(Data extracted from a collection)
☆ ☆ ☆ ☆ ☆

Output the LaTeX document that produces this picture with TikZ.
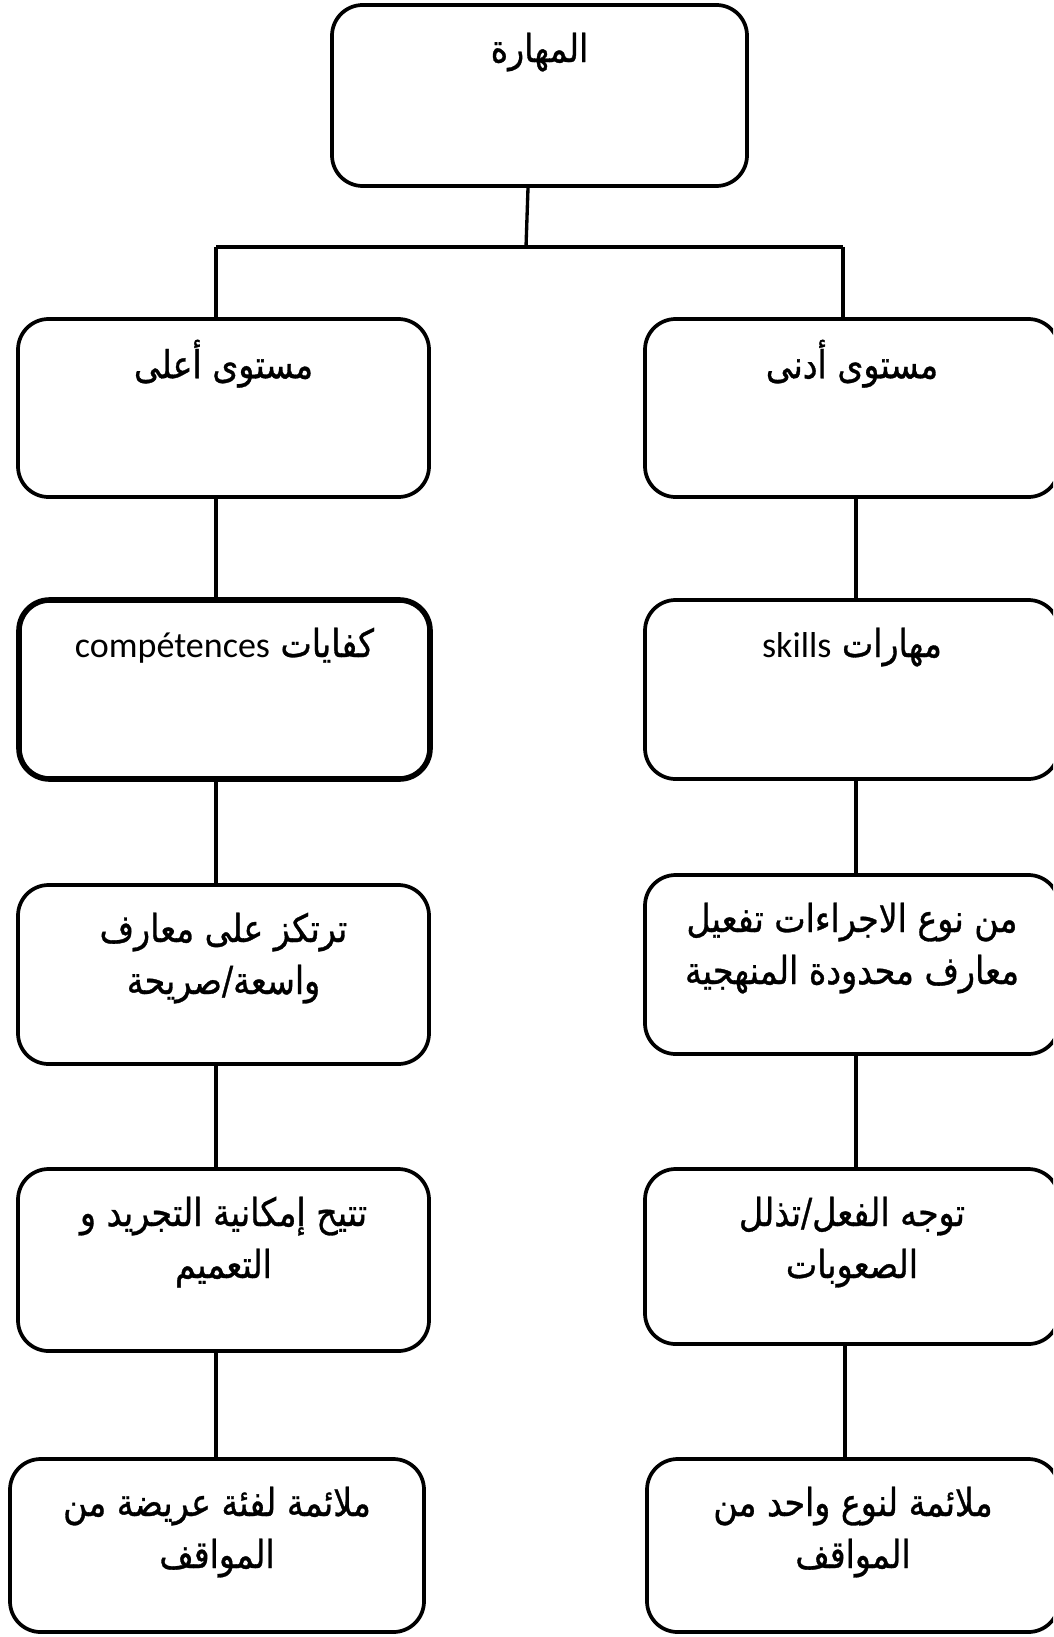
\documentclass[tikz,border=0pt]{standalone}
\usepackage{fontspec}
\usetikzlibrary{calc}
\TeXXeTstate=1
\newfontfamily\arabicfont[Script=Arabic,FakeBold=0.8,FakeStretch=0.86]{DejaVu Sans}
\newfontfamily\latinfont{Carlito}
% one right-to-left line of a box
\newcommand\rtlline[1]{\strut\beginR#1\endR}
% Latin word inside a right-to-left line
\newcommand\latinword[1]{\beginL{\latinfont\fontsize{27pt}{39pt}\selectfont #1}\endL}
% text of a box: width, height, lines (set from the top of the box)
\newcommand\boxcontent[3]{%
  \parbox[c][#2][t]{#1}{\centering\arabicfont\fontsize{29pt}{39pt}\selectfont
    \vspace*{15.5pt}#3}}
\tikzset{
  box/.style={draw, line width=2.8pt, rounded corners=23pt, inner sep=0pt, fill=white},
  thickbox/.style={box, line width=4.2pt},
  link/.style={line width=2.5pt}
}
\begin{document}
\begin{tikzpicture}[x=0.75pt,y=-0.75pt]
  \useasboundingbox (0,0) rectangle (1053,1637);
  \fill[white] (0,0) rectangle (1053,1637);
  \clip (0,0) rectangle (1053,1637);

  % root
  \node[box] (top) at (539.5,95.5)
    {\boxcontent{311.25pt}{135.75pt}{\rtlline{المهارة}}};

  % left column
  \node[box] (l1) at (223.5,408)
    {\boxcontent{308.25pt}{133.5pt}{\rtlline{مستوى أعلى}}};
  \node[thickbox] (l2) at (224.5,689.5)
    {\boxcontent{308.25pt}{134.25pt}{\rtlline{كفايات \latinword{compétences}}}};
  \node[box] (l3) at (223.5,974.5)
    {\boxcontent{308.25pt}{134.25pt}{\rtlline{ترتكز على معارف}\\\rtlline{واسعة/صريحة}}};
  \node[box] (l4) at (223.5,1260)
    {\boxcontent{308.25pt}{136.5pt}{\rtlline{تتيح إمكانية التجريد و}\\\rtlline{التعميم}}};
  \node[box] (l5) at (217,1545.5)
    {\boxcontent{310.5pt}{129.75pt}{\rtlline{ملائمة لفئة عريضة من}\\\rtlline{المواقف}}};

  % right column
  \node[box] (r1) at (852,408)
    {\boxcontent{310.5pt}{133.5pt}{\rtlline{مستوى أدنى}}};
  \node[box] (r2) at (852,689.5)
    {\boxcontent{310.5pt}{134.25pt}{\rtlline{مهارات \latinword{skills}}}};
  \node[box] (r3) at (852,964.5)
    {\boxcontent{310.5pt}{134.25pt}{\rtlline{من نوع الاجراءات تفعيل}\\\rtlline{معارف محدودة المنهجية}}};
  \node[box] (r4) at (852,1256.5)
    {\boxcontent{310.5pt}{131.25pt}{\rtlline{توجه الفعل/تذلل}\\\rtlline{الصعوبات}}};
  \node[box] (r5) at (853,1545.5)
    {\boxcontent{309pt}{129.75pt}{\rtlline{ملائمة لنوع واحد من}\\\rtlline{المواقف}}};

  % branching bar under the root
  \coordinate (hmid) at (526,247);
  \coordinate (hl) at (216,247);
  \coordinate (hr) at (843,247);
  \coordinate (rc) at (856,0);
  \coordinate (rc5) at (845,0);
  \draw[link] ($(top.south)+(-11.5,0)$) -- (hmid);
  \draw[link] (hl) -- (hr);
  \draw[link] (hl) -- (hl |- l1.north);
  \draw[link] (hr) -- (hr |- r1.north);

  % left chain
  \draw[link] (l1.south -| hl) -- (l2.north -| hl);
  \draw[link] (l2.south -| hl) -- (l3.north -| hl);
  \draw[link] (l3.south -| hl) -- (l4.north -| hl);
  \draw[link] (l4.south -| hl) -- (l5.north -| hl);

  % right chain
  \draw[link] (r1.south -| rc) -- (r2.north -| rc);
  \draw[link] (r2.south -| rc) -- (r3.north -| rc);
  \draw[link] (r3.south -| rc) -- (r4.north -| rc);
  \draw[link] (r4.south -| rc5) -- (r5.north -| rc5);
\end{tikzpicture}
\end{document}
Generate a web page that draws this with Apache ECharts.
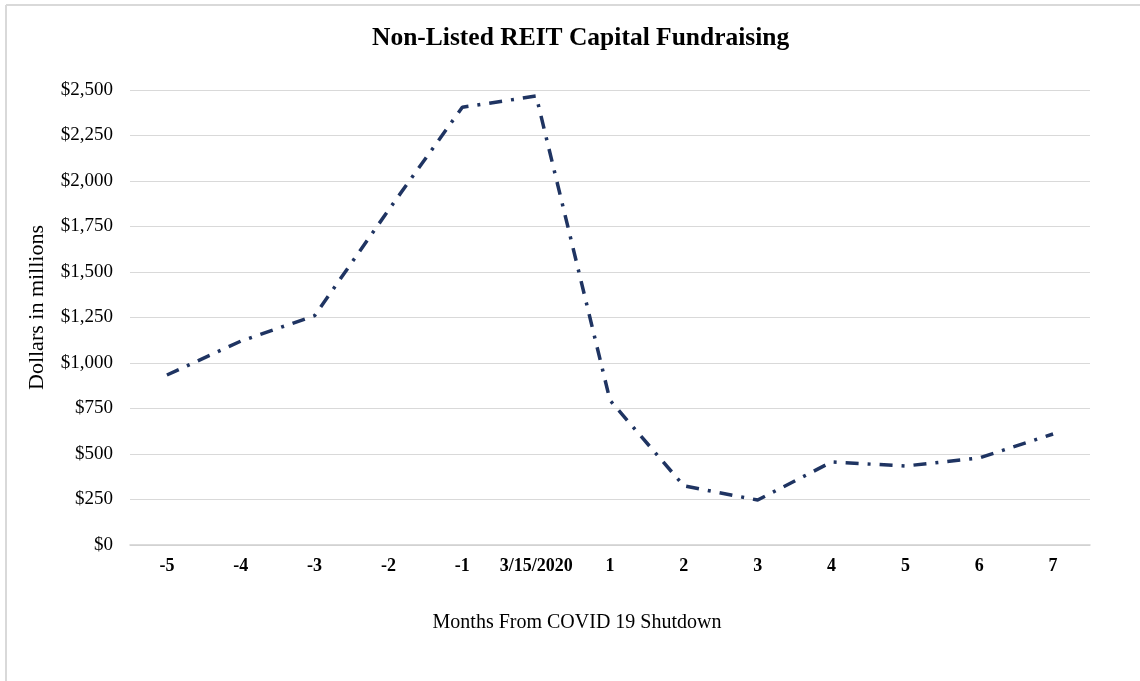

☆ ☆ ☆ ☆ ☆

Short problem. From the data above, copy each line that holds "this".

Result.
Output the LaTeX document that produces this picture with TikZ.
Generate a web page that draws this with Apache ECharts.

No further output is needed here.